**What you need to do**
It is required that the lines from the top of the listing through the line with "plt.rcParams['font.family'] = ['Lato', 'DejaVu" be reproduced exactly, excluding pictures.

**Data segment**
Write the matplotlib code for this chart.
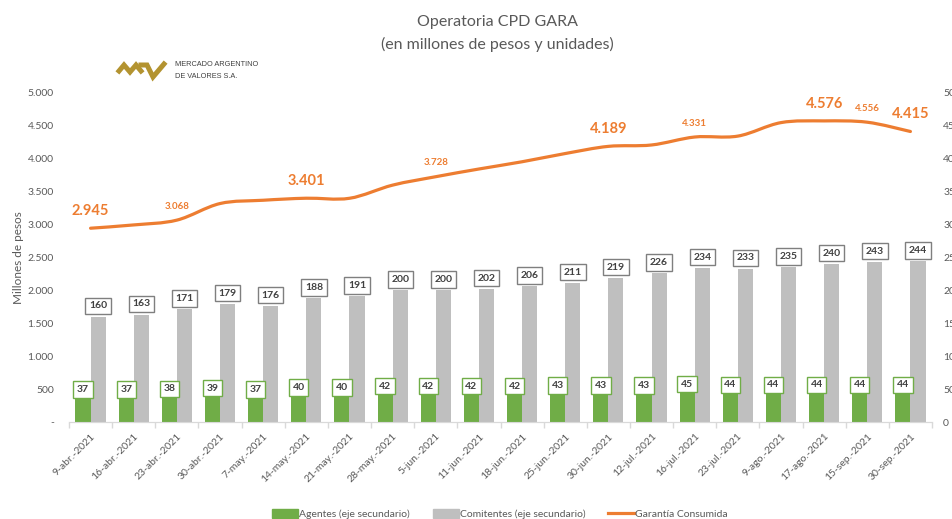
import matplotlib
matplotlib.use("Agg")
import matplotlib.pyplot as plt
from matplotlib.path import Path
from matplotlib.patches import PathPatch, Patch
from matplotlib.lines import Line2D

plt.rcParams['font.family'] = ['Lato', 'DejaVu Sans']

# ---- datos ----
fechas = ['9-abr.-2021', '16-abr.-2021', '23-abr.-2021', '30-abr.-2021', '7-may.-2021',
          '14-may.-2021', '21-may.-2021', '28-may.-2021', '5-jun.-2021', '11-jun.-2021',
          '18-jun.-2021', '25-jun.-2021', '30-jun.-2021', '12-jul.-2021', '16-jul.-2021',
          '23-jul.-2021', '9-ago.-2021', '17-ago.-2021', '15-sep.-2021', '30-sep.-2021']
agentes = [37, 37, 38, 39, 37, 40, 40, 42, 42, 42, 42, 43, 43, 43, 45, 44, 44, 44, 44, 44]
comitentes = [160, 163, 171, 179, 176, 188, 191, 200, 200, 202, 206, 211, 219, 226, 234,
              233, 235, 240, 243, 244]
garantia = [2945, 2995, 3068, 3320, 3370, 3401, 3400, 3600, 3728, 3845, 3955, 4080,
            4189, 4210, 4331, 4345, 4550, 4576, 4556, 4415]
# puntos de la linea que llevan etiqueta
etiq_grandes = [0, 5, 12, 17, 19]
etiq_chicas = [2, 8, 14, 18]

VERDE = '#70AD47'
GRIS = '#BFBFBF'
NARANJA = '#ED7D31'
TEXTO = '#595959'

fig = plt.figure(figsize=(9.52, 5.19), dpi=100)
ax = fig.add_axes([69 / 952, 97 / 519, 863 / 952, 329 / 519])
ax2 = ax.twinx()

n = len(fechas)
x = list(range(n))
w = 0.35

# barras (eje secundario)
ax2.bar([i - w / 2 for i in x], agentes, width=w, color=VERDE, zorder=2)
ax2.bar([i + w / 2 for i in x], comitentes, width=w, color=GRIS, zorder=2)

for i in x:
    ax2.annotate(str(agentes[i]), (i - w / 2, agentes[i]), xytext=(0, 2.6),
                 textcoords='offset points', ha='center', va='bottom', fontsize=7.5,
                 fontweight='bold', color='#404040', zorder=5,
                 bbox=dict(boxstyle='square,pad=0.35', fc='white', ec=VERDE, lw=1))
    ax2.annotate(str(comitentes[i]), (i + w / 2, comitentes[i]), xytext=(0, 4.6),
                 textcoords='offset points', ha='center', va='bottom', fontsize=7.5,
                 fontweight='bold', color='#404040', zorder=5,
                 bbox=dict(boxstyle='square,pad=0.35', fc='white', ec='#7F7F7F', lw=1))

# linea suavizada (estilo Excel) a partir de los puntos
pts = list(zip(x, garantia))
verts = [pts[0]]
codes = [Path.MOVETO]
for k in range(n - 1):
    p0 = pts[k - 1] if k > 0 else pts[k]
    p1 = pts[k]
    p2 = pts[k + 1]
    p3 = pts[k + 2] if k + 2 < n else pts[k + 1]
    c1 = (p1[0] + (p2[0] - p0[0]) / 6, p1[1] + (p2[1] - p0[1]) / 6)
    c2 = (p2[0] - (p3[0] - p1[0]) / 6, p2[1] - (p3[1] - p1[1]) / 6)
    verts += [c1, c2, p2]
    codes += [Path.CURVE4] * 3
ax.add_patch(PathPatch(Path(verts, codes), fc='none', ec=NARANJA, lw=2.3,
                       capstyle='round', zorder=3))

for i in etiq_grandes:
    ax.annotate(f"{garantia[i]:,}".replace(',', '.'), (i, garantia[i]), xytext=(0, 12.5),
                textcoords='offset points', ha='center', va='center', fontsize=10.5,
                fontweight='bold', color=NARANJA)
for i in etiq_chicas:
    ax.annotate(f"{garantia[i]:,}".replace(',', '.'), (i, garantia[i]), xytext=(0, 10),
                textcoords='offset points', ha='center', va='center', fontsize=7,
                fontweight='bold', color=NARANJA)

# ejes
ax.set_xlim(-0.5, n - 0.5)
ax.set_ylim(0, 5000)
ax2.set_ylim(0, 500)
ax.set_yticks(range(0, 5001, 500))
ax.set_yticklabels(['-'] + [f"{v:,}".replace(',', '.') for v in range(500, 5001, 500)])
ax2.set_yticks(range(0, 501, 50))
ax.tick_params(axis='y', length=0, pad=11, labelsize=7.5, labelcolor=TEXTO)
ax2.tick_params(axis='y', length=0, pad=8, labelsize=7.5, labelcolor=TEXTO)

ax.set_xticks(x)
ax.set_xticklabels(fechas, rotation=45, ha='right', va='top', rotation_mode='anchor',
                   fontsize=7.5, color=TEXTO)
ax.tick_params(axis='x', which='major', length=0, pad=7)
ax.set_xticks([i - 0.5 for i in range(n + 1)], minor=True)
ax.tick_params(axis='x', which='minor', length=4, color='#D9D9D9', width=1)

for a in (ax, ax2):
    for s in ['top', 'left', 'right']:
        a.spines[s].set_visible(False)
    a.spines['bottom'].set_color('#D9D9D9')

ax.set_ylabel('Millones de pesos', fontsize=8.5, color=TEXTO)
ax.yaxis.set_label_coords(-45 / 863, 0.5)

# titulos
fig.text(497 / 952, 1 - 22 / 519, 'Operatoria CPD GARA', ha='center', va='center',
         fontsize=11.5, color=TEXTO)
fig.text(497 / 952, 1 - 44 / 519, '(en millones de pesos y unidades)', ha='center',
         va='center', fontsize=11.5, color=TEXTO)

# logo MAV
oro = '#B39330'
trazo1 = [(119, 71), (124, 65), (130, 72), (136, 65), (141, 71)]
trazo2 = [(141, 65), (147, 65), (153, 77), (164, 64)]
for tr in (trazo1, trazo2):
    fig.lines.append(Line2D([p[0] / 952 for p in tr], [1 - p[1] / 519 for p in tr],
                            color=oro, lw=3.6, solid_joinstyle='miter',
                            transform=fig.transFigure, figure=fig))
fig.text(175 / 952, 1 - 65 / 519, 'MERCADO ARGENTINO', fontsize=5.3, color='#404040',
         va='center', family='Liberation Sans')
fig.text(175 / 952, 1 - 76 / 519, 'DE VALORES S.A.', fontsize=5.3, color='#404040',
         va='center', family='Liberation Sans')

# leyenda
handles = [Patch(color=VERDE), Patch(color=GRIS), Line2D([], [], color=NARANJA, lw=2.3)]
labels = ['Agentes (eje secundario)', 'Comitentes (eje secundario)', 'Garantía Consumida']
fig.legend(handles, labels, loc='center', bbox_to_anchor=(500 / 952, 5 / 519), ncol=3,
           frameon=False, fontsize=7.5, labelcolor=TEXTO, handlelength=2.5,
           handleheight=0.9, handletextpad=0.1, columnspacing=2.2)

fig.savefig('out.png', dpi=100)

**Correct result**
Write the matplotlib code for this chart.
import matplotlib
matplotlib.use("Agg")
import matplotlib.pyplot as plt
from matplotlib.path import Path
from matplotlib.patches import PathPatch, Patch
from matplotlib.lines import Line2D

plt.rcParams['font.family'] = ['Lato', 'DejaVu Sans']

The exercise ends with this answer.